# WHAT IS NEEDED
Copy every line in which the string "chart" occurs.

###

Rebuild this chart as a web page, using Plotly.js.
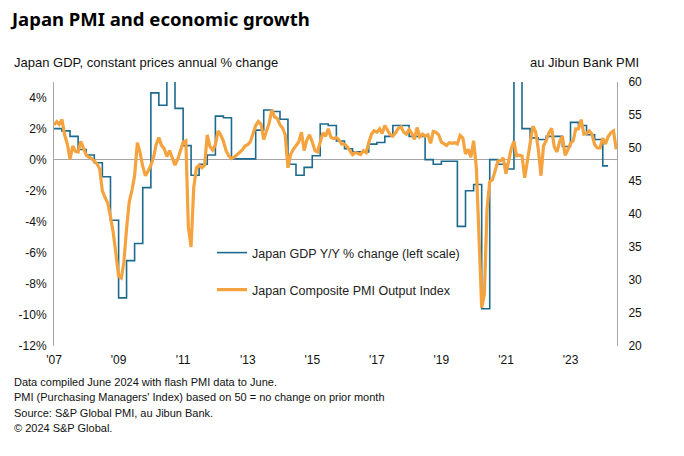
<!DOCTYPE html>
<html>
<head>
<meta charset="utf-8">
<script src="https://cdn.plot.ly/plotly-3.0.1.min.js"></script>
<style>html,body{margin:0;padding:0;background:#fff;}#chart{width:684px;height:456px;}</style>
</head>
<body>
<div id="chart"></div>
<script>
// Monthly Japan Composite PMI Output Index, Jan 2007 – Jun 2024
const pmiStartYear = 2007;
const pmi2007 = [53.5, 54.0, 53.6, 54.3, 52.0, 50.6, 48.3, 50.3, 49.5, 49.4, 51.0, 49.8];
const pmi2008 = [48.9, 48.6, 48.4, 48.0, 47.6, 46.8, 43.5, 42.5, 41.6, 39.6, 37.2, 34.0];
const pmi2009 = [30.6, 30.3, 32.6, 37.8, 41.8, 43.6, 45.8, 50.8, 49.3, 47.2, 45.8, 46.5];
const pmi2010 = [47.4, 48.6, 50.5, 51.6, 50.4, 49.9, 48.7, 49.6, 48.4, 47.4, 48.3, 49.6];
const pmi2011 = [50.9, 51.1, 38.0, 35.0, 44.0, 47.0, 47.4, 47.0, 47.4, 52.0, 50.2, 49.7];
const pmi2012 = [50.5, 52.6, 52.0, 51.0, 49.6, 48.8, 48.4, 48.6, 49.0, 49.3, 49.7, 50.3];
const pmi2013 = [50.5, 51.0, 52.2, 53.4, 54.0, 53.6, 51.3, 52.4, 53.8, 55.8, 54.7, 54.5];
const pmi2014 = [53.5, 53.0, 52.0, 47.0, 49.0, 49.8, 50.3, 50.9, 52.4, 49.6, 51.2, 52.0];
const pmi2015 = [50.9, 49.6, 49.4, 50.9, 52.3, 51.8, 52.9, 51.6, 51.4, 51.6, 51.2, 50.6];
const pmi2016 = [50.6, 50.2, 49.7, 49.0, 49.3, 49.2, 49.0, 49.6, 49.3, 50.8, 52.1, 52.6];
const pmi2017 = [52.4, 52.9, 52.2, 53.4, 52.6, 52.0, 51.8, 52.3, 53.0, 53.2, 52.4, 52.1];
const pmi2018 = [52.8, 52.2, 51.3, 53.1, 51.7, 52.1, 51.8, 52.0, 50.7, 52.5, 52.4, 52.0];
const pmi2019 = [50.9, 50.7, 50.4, 50.8, 50.7, 50.8, 50.6, 51.9, 51.5, 49.1, 49.8, 48.6];
const pmi2020 = [51.1, 47.0, 36.2, 25.8, 27.8, 40.8, 44.9, 45.2, 46.6, 48.0, 48.1, 48.5];
const pmi2021 = [46.1, 48.2, 49.9, 51.0, 48.8, 48.9, 48.8, 45.5, 47.9, 50.7, 53.3, 52.5];
const pmi2022 = [49.9, 45.8, 50.3, 51.1, 52.3, 53.0, 50.2, 49.4, 51.0, 51.8, 48.9, 49.7];
const pmi2023 = [50.7, 51.1, 52.9, 52.9, 54.3, 52.1, 52.2, 52.6, 52.1, 50.5, 50.0, 50.0];
const pmi2024 = [51.5, 50.6, 51.7, 52.3, 52.6, 49.8];

// Quarterly Japan real GDP, % change y/y, 2007Q1 – 2024Q1
const gdpStartYear = 2007;
const gdpQuarterly = [
  2.0, 1.85, 1.5, 0.65,
  0.3, -0.2, -1.1, -3.9,
  -8.9, -6.5, -5.4, -1.8,
  4.3, 3.5, 7.0, 3.3,
  0.9, -1.0, -0.3, 0.3,
  2.8, 2.7, 0.05, 0.05,
  0.05, 1.9, 3.2, 3.1,
  2.6, -0.3, -1.0, -0.5,
  0.25, 2.3, 2.2, 1.2,
  0.7, 0.5, 0.5, 1.0,
  1.1, 1.5, 2.2, 2.2,
  1.5, 1.5, 0.0, -0.3,
  -0.1, -0.1, -4.3, -2.0,
  -1.6, -9.6, 0.0, -0.3,
  -0.6, 7.6, 2.0, 1.4,
  1.3, 1.5, 1.5, 0.85,
  2.4, 2.2, 1.6, 1.3,
  -0.4
];

const xTickYears = ['2007', '2009', '2011', '2013', '2015', '2017', '2019', '2021', '2023'];
const xTickLabels = ["'07", "'09", "'11", "'13", "'15", "'17", "'19", "'21", "'23"];
const leftTicks = [4, 2, 0, -2, -4, -6, -8, -10, -12];
const rightTicks = [60, 55, 50, 45, 40, 35, 30, 25, 20];

const gdpName = 'Japan GDP Y/Y % change (left scale)';
const pmiName = 'Japan Composite PMI Output Index';
const footnotes = [
  'Data compiled June 2024 with flash PMI data to June.',
  "PMI (Purchasing Managers' Index) based on 50 = no change on prior month",
  'Source: S&P Global PMI, au Jibun Bank.',
  '© 2024 S&P Global.'
];

function monthDate(startYear, i) {
  const y = startYear + Math.floor(i / 12);
  const m = (i % 12) + 1;
  return y + '-' + String(m).padStart(2, '0') + '-01';
}

const pmi = [].concat(pmi2007, pmi2008, pmi2009, pmi2010, pmi2011, pmi2012, pmi2013, pmi2014,
  pmi2015, pmi2016, pmi2017, pmi2018, pmi2019, pmi2020, pmi2021, pmi2022, pmi2023, pmi2024);
const pmiX = pmi.map((v, i) => monthDate(pmiStartYear, i));

// GDP quarterly value held for each month of its quarter
const gdpX = [], gdpY = [];
gdpQuarterly.forEach((v, q) => {
  for (let k = 0; k < 3; k++) { gdpX.push(monthDate(gdpStartYear, q * 3 + k)); gdpY.push(v); }
});

const FONT = 'Liberation Sans, Arial, sans-serif';
const W = 684, H = 456;
const L = 54, R = 617, T = 82, B = 346;
const px = x => (x - L) / (R - L);
const py = y => (B - y) / (B - T);

const traces = [
  { x: gdpX, y: gdpY, type: 'scatter', mode: 'lines', name: gdpName, yaxis: 'y',
    line: { color: '#1c6a8d', width: 1.6, shape: 'hv' }, legend: 'legend' },
  { x: pmiX, y: pmi, type: 'scatter', mode: 'lines', name: pmiName, yaxis: 'y2',
    line: { color: '#f5a33e', width: 3.2 }, legend: 'legend2' }
];

const ann = [
  { text: 'Japan GDP, constant prices annual % change', x: px(12), y: py(62), xanchor: 'left', yanchor: 'middle', size: 13 },
  { text: 'au Jibun Bank PMI', x: px(641), y: py(62), xanchor: 'right', yanchor: 'middle', size: 13 }
];
const footY = [382, 397, 413, 428];
footnotes.forEach((t, i) => ann.push({ text: t, x: px(12), y: py(footY[i]), xanchor: 'left', yanchor: 'middle', size: 11 }));

const layout = {
  width: W, height: H,
  margin: { l: L, r: W - R, t: T, b: H - B, pad: 0 },
  paper_bgcolor: '#fff', plot_bgcolor: '#fff',
  showlegend: true,
  title: { text: '<b>Japan PMI and economic growth</b>', font: { family: 'Noto Sans, sans-serif', size: 18.5, color: '#000' },
    xref: 'container', yref: 'container', x: 12 / W, xanchor: 'left', y: 1 - 20 / H, yanchor: 'middle' },
  xaxis: {
    type: 'date', range: ['2007-01-01', '2024-06-10'],
    tickvals: xTickYears.map(y => y + '-01-01'), ticktext: xTickLabels,
    showgrid: false, zeroline: false, showline: false, ticks: '',
    tickfont: { family: FONT, size: 12, color: '#111' }, ticklabelstandoff: 5
  },
  yaxis: {
    range: [-12, 5], tickvals: leftTicks, ticktext: leftTicks.map(v => v + '%'),
    showgrid: false, zeroline: true, zerolinecolor: '#a6a6a6', zerolinewidth: 1,
    showline: true, linecolor: '#a6a6a6', linewidth: 1, ticks: '',
    tickfont: { family: FONT, size: 12, color: '#111' }, ticklabelstandoff: 4
  },
  yaxis2: {
    range: [20, 60], tickvals: rightTicks, overlaying: 'y', side: 'right',
    showgrid: false, zeroline: false, showline: true, linecolor: '#a6a6a6', linewidth: 1, ticks: '',
    tickfont: { family: FONT, size: 12, color: '#111' }, ticklabelstandoff: 8
  },
  legend: { x: px(212), y: py(253), xanchor: 'left', yanchor: 'middle', bgcolor: 'rgba(0,0,0,0)',
    font: { family: FONT, size: 12.5, color: '#222' }, itemwidth: 30 },
  legend2: { x: px(212), y: py(290), xanchor: 'left', yanchor: 'middle', bgcolor: 'rgba(0,0,0,0)',
    font: { family: FONT, size: 12.5, color: '#222' }, itemwidth: 30 },
  annotations: ann.map(a => ({ text: a.text, x: a.x, y: a.y, xref: 'paper', yref: 'paper', xanchor: a.xanchor, yanchor: a.yanchor,
    showarrow: false, font: { family: FONT, size: a.size, color: '#111' } }))
};

Plotly.newPlot('chart', traces, layout, { displayModeBar: false, staticPlot: true });
</script>
</body>
</html>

###

# WRITTEN SOLUTION
Rebuild this chart as a web page, using Plotly.js.
<style>html,body{margin:0;padding:0;background:#fff;}#chart{width:684px;height:456px;}</style>
<div id="chart"></div>
Plotly.newPlot('chart', traces, layout, { displayModeBar: false, staticPlot: true });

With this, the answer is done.